A month earlier in April 2022, Zhao told attendees at the annual Paris Blockchain Week Summit that France’s ‘pro-crypto’ regulatory regime deserved applause, and announced that Binance would be opening an office inside Station F, a Parisian start-up incubator.

Zhao told the summit that France is positioning itself to be ‘Europe's crypto industry leader’, describing the country as pro-business and pro-crypto, saying the government’s approach to regulation and overall attitude towards the industry ‘has been phenomenal.’

Station F is the world’s biggest business incubator, housing more than a thousand startups and partnering with the likes of Google, Facebook, and Microsoft.

The partnership deal with Binance meant any startup selected by the exchange would get free space in the facility and access to technical and administrative resources at Station F.

‘Our aim is to make Station F our creative and innovative base for further expansion into Europe’, said Zhao in a company press release.
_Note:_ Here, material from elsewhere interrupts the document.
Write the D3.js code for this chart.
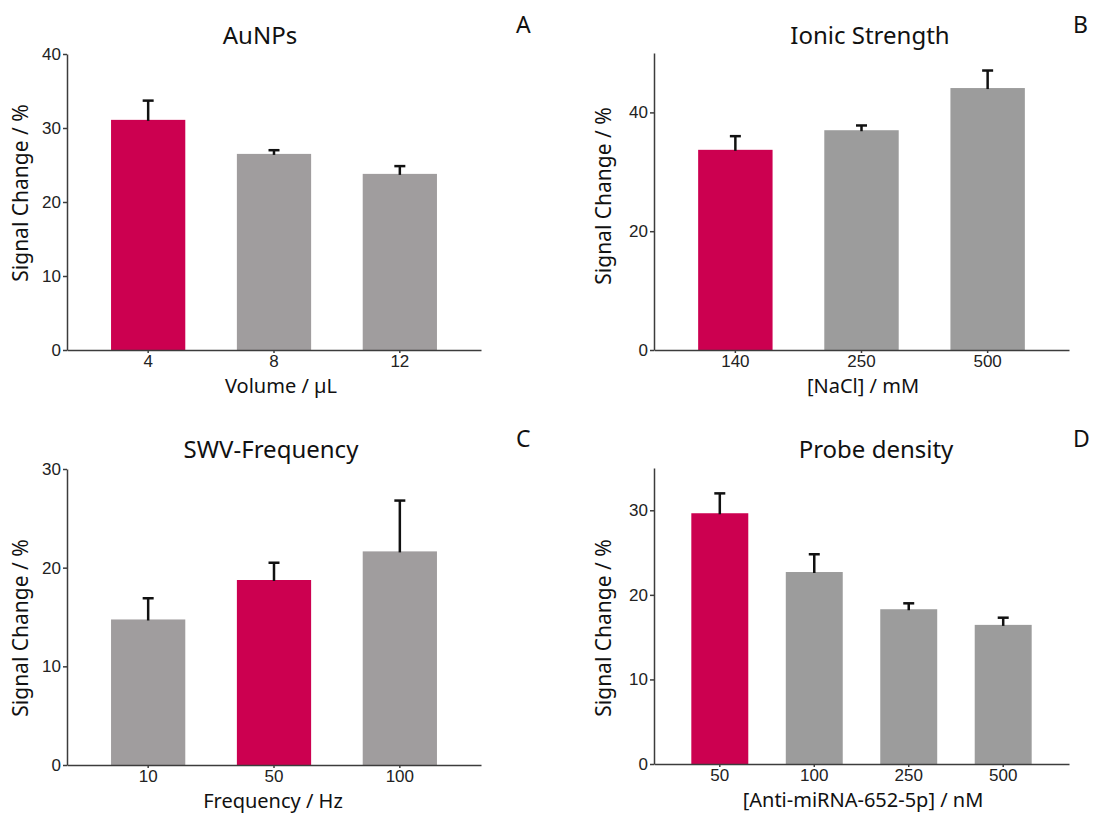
<!DOCTYPE html>
<html>
<head>
<meta charset="utf-8">
<script src="https://cdn.jsdelivr.net/npm/d3@7"></script>
<style>
  body { margin: 0; background: #fff; }
  svg { font-family: "Noto Sans", "Open Sans", sans-serif; }
  .axis path, .axis line { stroke: #3c3c3c; stroke-width: 1.5; }
  .axis text { font-size: 17px; fill: #222; }
</style>
</head>
<body>
<svg id="chart" width="1097" height="818"></svg>
<script>
// panel A - AuNPs
var auCats = ['4', '8', '12'];
var auVals = [31.1, 26.5, 23.8];
var auErr = [2.6, 0.5, 1.05];
var auTicks = [0, 10, 20, 30, 40];

// panel B - ionic strength
var naclCats = ['140', '250', '500'];
var naclVals = [33.7, 37.0, 44.1];
var naclErr = [2.3, 0.8, 2.95];
var naclTicks = [0, 20, 40];

// panel C - SWV frequency
var freqCats = ['10', '50', '100'];
var freqVals = [14.75, 18.75, 21.65];
var freqErr = [2.15, 1.75, 5.15];
var freqTicks = [0, 10, 20, 30];

// panel D - probe density
var probeCats = ['50', '100', '250', '500'];
var probeVals = [29.65, 22.7, 18.3, 16.45];
var probeErr = [2.35, 2.1, 0.7, 0.85];
var probeTicks = [0, 10, 20, 30];

var RED = '#cc0050';

var svg = d3.select('#chart');

function drawPanel(p) {
  var g = svg.append('g');

  var x = d3.scaleBand()
    .domain(p.cats)
    .range([p.x0, p.x1])
    .paddingInner(p.pi)
    .paddingOuter(p.po);

  var y = d3.scaleLinear()
    .domain([0, p.yMax])
    .range([p.yBottom, p.yTop]);

  var rows = p.cats.map(function(c, i) {
    return { cat: c, v: p.vals[i], e: p.err[i], hi: i === p.highlight };
  });

  // bars
  g.selectAll('rect.bar')
    .data(rows)
    .enter()
    .append('rect')
    .attr('class', 'bar')
    .attr('x', function(d) { return x(d.cat); })
    .attr('y', function(d) { return y(d.v); })
    .attr('width', x.bandwidth())
    .attr('height', function(d) { return y(0) - y(d.v); })
    .attr('fill', function(d) { return d.hi ? RED : p.grey; });

  // error bars (upper only)
  var eb = g.selectAll('g.err')
    .data(rows)
    .enter()
    .append('g')
    .attr('class', 'err')
    .attr('transform', function(d) { return 'translate(' + (x(d.cat) + x.bandwidth() / 2) + ',0)'; });
  eb.append('line')
    .attr('y1', function(d) { return y(d.v) + 1; })
    .attr('y2', function(d) { return y(d.v + d.e); })
    .attr('stroke', '#111')
    .attr('stroke-width', 2.5);
  eb.append('line')
    .attr('x1', -5.5)
    .attr('x2', 5.5)
    .attr('y1', function(d) { return y(d.v + d.e); })
    .attr('y2', function(d) { return y(d.v + d.e); })
    .attr('stroke', '#111')
    .attr('stroke-width', 2.5);

  // axes
  var yAxis = d3.axisLeft(y)
    .tickValues(p.ticks)
    .tickSize(4)
    .tickPadding(2)
    .tickSizeOuter(0);
  g.append('g')
    .attr('class', 'axis')
    .attr('transform', 'translate(' + p.x0 + ',0)')
    .call(yAxis);

  var xAxis = d3.axisBottom(x)
    .tickSize(3)
    .tickPadding(2)
    .tickSizeOuter(0);
  g.append('g')
    .attr('class', 'axis')
    .attr('transform', 'translate(0,' + p.yBottom + ')')
    .call(xAxis);

  // titles and labels
  g.append('text')
    .attr('x', p.titleX)
    .attr('y', p.titleY)
    .attr('text-anchor', 'middle')
    .attr('font-size', 24)
    .attr('fill', '#111')
    .text(p.title);

  g.append('text')
    .attr('x', p.letterX)
    .attr('y', p.titleY - 11)
    .attr('font-size', 23)
    .attr('fill', '#111')
    .text(p.letter);

  g.append('text')
    .attr('transform', 'translate(' + p.yLabelX + ',' + p.yLabelY + ') rotate(-90)')
    .attr('text-anchor', 'middle')
    .attr('font-size', 21)
    .attr('fill', '#111')
    .text('Signal Change / %');

  g.append('text')
    .attr('x', p.xLabelX)
    .attr('y', p.yBottom + 43)
    .attr('text-anchor', 'middle')
    .attr('font-size', 20)
    .attr('fill', '#111')
    .text(p.xLabel);
}

drawPanel({
  cats: auCats, vals: auVals, err: auErr, ticks: auTicks, yMax: 40, highlight: 0,
  x0: 67, x1: 481, yBottom: 350, yTop: 54, pi: 0.41, po: 0.35, grey: '#a09d9e',
  title: 'AuNPs', titleX: 260, titleY: 44, letter: 'A', letterX: 516,
  yLabelX: 28, yLabelY: 193, xLabel: 'Volume / \u00b5L', xLabelX: 281
});

drawPanel({
  cats: naclCats, vals: naclVals, err: naclErr, ticks: naclTicks, yMax: 50, highlight: 0,
  x0: 654, x1: 1069, yBottom: 350, yTop: 53, pi: 0.41, po: 0.35, grey: '#9c9c9c',
  title: 'Ionic Strength', titleX: 870, titleY: 44, letter: 'B', letterX: 1073,
  yLabelX: 611, yLabelY: 196, xLabel: '[NaCl] / mM', xLabelX: 863
});

drawPanel({
  cats: freqCats, vals: freqVals, err: freqErr, ticks: freqTicks, yMax: 30, highlight: 1,
  x0: 67, x1: 481, yBottom: 765, yTop: 469, pi: 0.41, po: 0.35, grey: '#a09d9e',
  title: 'SWV-Frequency', titleX: 271, titleY: 458, letter: 'C', letterX: 516,
  yLabelX: 28, yLabelY: 628, xLabel: 'Frequency / Hz', xLabelX: 273
});

drawPanel({
  cats: probeCats, vals: probeVals, err: probeErr, ticks: probeTicks, yMax: 35, highlight: 0,
  x0: 654, x1: 1069, yBottom: 764, yTop: 468, pi: 0.397, po: 0.395, grey: '#9c9c9c',
  title: 'Probe density', titleX: 876, titleY: 458, letter: 'D', letterX: 1073,
  yLabelX: 611, yLabelY: 628, xLabel: '[Anti-miRNA-652-5p] / nM', xLabelX: 863
});
</script>
</body>
</html>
After arguing for years that the company’s decentralised nature meant it had no need for physical headquarters, Zhao was assumed to be banking on France’s pro-crypto regulators to help the firm expand operations globally. The exchange spent much of last year arguing with regulators in the UK and elsewhere. Action by Dutch, Italian, Japanese, British, Malaysian, and even Cayman Islands regulators threatened to curtail or ban the exchange’s services in those jurisdictions.